_What to do:_
Extract, in full, the lines below, beginning at the first and ending with the line that contains "from matplotlib.patches import". Pictures do not belong in the copy.

_Dataset content:_
* BEGIN *

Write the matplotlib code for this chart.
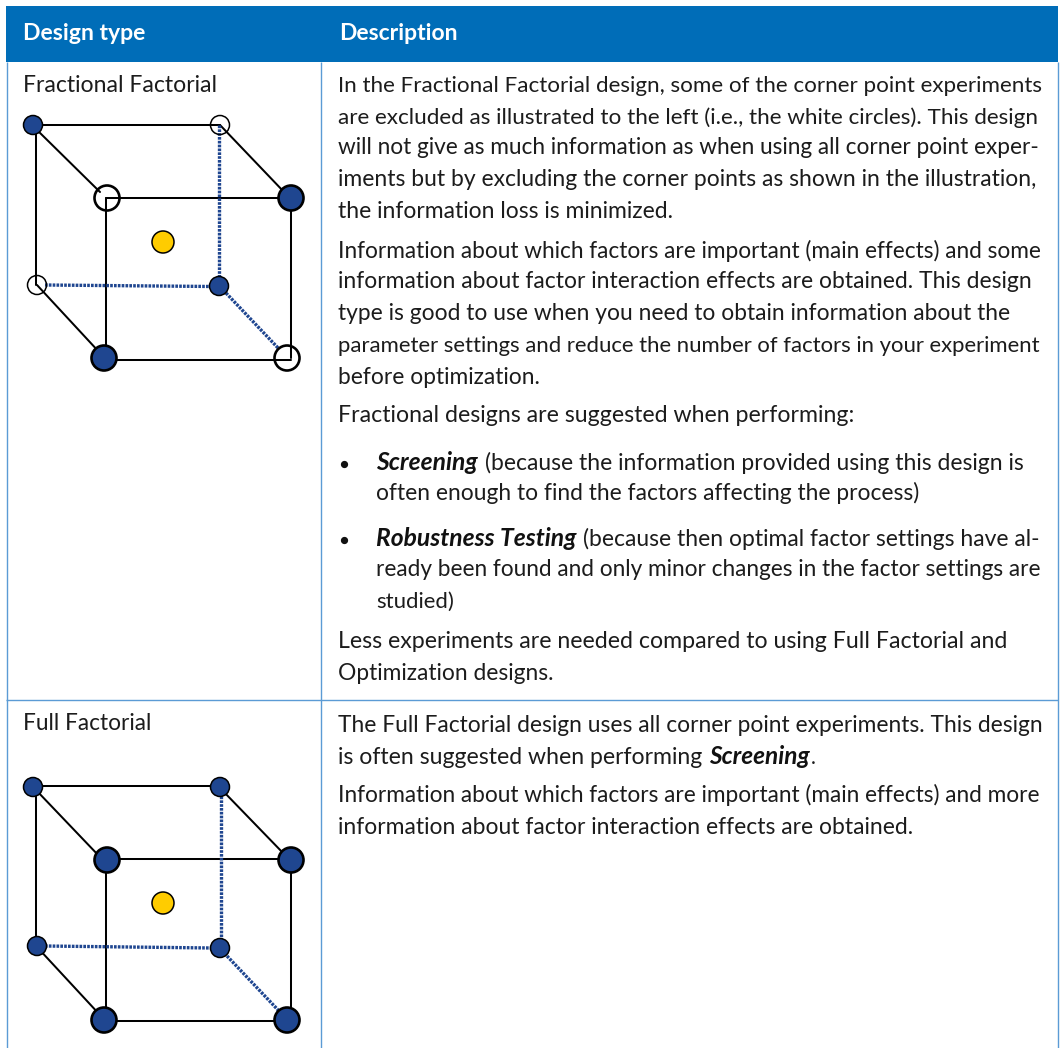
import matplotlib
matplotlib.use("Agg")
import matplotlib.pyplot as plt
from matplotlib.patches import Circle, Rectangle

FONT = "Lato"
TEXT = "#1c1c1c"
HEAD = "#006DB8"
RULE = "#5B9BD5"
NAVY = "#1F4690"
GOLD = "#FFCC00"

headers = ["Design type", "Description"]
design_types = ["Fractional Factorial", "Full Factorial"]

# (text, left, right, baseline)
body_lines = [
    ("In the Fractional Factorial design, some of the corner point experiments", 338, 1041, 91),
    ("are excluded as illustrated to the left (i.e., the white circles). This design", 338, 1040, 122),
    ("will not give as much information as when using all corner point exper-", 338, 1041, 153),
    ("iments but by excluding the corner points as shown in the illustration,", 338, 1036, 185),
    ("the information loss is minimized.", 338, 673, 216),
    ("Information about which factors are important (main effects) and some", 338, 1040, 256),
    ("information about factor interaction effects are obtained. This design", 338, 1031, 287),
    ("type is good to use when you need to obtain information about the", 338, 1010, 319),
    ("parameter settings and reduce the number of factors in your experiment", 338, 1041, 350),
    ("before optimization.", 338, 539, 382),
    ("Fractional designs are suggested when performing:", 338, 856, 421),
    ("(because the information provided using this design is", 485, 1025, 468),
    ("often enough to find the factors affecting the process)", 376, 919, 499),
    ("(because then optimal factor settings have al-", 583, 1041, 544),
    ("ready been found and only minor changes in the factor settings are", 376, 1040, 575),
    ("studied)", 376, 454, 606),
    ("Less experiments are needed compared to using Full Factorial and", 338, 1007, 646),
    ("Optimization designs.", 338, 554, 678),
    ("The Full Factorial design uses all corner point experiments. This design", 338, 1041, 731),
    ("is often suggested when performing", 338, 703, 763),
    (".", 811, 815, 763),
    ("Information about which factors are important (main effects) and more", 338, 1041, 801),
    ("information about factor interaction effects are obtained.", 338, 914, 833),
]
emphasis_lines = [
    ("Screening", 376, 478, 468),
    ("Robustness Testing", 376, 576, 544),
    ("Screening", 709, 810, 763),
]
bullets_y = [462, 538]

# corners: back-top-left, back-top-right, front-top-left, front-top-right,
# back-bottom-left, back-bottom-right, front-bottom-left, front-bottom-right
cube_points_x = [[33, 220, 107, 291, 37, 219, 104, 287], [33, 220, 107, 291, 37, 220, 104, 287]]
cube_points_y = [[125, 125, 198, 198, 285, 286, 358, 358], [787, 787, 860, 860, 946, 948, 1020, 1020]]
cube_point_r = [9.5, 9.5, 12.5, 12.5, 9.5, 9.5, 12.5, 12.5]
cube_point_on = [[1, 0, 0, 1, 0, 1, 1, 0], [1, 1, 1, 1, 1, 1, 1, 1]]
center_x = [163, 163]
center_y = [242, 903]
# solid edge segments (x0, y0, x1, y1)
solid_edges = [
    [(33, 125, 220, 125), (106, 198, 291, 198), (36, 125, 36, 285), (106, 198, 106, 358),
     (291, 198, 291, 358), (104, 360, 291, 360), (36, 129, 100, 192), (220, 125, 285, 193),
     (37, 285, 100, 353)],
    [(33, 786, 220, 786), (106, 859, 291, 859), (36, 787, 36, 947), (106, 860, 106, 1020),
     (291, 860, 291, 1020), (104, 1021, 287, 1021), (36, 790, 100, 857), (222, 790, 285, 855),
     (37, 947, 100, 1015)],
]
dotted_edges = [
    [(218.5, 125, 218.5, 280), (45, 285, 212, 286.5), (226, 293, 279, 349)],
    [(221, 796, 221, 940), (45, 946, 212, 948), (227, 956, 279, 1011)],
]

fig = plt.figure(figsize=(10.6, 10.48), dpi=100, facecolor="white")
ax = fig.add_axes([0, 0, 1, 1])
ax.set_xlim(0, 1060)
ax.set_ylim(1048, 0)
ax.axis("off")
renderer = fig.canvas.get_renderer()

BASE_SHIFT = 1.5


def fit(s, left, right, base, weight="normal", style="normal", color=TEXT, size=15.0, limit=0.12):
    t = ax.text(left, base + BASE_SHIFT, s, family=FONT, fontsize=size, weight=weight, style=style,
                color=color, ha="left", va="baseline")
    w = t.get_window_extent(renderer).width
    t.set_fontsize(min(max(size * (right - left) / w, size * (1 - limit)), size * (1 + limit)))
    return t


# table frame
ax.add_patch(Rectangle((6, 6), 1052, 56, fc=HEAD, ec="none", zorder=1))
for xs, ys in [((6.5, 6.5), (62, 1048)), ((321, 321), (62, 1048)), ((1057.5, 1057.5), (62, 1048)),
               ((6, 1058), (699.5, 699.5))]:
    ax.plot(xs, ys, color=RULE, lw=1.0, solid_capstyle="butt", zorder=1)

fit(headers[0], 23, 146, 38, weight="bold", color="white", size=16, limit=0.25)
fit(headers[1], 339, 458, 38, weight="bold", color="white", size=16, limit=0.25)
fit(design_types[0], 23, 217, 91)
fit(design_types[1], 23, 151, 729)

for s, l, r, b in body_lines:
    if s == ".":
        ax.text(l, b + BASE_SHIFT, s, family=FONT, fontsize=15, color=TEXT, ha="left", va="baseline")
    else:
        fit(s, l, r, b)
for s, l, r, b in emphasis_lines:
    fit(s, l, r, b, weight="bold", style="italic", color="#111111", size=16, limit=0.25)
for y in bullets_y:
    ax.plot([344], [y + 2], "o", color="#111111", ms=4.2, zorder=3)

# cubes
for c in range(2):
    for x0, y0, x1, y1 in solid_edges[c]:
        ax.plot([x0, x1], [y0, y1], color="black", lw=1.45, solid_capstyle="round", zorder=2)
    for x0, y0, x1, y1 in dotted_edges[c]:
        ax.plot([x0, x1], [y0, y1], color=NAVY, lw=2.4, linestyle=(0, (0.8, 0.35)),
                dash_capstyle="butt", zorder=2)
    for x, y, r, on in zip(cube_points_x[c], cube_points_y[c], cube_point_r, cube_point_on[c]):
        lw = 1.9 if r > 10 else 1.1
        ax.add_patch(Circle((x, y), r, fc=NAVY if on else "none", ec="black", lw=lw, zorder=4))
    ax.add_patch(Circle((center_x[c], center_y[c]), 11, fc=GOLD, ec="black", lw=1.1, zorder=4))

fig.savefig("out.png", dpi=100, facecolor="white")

* END *

_Finished task:_
Write the matplotlib code for this chart.
import matplotlib
matplotlib.use("Agg")
import matplotlib.pyplot as plt
from matplotlib.patches import Circle, Rectangle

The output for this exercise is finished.